Rio Tinto to spend at least $500 million to advance diamond project in India
Mining giant Rio Tinto (LON:RIO) plans to invest $500 million in its Bunder diamond mining project in the central Indian state of Madhya Pradesh, the firm boss Sam Walsh said Monday.
Speaking to reporters Walsh added the company is awaiting environmental clearances from Indian authorities to start mining, but didn’t say how soon he expected to receive such permits, Reuters reports.
Rio found the massive deposit in rural India, the most important diamond discovery in the country in the last 40 years, back in 2004. But it wasn’t until 2012 that it got an initial approval to develop the mining project, which is now just waiting for environment and forests clearances.
Rio Tinto Diamonds managing director Jean-Marc Lieberherr said last month the firm wanted to be the main player in the industry in India, driving the sector's growth in years to come.
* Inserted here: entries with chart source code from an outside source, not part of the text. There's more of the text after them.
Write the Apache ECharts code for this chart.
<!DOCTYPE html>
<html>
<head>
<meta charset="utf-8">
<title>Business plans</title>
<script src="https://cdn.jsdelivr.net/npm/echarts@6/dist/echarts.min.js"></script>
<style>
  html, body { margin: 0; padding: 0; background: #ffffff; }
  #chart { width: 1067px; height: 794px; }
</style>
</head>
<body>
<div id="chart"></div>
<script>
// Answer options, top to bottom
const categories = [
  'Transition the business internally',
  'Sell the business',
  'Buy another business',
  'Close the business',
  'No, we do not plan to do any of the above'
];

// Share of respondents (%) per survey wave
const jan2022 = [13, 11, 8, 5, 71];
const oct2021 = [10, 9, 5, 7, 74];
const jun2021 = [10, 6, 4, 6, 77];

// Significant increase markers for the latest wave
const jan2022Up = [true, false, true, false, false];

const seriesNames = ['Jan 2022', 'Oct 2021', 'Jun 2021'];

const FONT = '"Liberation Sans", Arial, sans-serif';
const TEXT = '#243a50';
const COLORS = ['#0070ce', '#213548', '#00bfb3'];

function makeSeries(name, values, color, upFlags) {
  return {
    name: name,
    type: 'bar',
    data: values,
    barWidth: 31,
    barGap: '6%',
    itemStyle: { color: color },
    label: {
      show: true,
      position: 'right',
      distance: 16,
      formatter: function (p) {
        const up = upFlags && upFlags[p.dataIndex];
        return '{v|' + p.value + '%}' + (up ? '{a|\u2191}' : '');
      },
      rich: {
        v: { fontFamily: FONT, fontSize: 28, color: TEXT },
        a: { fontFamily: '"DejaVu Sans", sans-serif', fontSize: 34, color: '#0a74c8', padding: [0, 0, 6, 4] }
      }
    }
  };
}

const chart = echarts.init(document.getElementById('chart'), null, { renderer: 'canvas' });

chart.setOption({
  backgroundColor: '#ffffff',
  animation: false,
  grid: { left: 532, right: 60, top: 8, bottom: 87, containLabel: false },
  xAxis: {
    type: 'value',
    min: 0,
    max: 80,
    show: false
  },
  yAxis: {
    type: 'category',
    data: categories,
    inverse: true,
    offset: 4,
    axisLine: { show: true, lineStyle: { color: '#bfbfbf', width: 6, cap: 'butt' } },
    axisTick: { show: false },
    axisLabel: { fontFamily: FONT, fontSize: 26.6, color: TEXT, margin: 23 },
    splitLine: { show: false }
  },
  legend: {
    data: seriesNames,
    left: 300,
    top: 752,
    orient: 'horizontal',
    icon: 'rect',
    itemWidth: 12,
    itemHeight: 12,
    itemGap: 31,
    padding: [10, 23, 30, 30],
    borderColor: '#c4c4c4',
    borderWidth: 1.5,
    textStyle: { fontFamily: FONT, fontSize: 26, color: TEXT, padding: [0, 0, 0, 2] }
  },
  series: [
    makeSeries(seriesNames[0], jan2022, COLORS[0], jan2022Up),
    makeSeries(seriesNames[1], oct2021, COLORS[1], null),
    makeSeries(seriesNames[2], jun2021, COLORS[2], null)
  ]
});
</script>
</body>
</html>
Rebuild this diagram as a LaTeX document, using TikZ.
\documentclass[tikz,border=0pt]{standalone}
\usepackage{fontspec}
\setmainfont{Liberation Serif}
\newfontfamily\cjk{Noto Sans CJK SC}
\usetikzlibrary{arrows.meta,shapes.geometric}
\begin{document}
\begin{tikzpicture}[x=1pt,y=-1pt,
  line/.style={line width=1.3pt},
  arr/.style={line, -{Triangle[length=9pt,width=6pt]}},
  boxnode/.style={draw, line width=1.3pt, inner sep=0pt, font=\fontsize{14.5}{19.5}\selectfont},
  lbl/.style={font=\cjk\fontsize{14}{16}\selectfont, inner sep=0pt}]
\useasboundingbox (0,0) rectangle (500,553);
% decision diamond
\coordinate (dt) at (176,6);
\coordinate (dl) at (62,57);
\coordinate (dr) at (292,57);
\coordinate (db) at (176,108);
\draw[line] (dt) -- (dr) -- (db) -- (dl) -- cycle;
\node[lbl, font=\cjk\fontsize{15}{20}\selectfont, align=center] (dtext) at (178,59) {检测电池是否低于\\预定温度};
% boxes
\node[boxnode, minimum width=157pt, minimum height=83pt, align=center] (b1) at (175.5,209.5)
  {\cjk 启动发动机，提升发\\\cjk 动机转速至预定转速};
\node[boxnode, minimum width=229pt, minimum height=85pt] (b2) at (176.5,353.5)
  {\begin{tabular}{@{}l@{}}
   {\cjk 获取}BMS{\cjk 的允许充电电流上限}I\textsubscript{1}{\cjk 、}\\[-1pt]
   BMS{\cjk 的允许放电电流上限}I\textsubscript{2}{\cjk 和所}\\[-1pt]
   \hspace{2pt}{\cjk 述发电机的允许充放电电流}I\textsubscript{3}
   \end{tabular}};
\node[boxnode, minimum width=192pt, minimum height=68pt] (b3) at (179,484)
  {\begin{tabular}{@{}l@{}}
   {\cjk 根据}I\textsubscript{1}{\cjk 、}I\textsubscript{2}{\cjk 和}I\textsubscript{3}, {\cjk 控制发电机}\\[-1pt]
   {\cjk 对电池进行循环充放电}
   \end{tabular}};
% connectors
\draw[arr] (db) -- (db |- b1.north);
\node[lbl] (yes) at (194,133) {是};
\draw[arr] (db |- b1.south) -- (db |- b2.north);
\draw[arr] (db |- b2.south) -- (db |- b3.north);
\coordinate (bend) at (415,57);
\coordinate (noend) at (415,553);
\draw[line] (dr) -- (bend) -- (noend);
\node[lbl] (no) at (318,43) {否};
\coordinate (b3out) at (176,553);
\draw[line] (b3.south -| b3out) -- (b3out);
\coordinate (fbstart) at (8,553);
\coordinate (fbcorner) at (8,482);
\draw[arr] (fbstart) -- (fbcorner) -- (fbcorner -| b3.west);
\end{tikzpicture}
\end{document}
The touted project is expected to generate about 30,000 jobs and produce up to three million carats a year, Rio has said.
Here come the critics
However environmentalists have been rising concerns over potential threats to a tiger corridor about 100 km from the deposit that could reposition India as a top diamond producer. The world-class mine would also make of Madhya Pradesh on the globe’s top 10 diamond producing regions in terms of value and volume.
Once operational, Bunder (monkey in Hindi) will be one of only four new diamond mines globally likely to become operational within the next decade.
Indian diamonds are known for their quality, particularly those from the ancient Golconda mines, which has produced extremely clear gems. One of them is the historic Archduke Joseph diamond, one of the world's most famous and rarest from Europe's aristocracy, which set a world record for colourless gems in 2012 after it sold for $21.5 million at a at Christie’s Geneva Magnificent Jewels auction.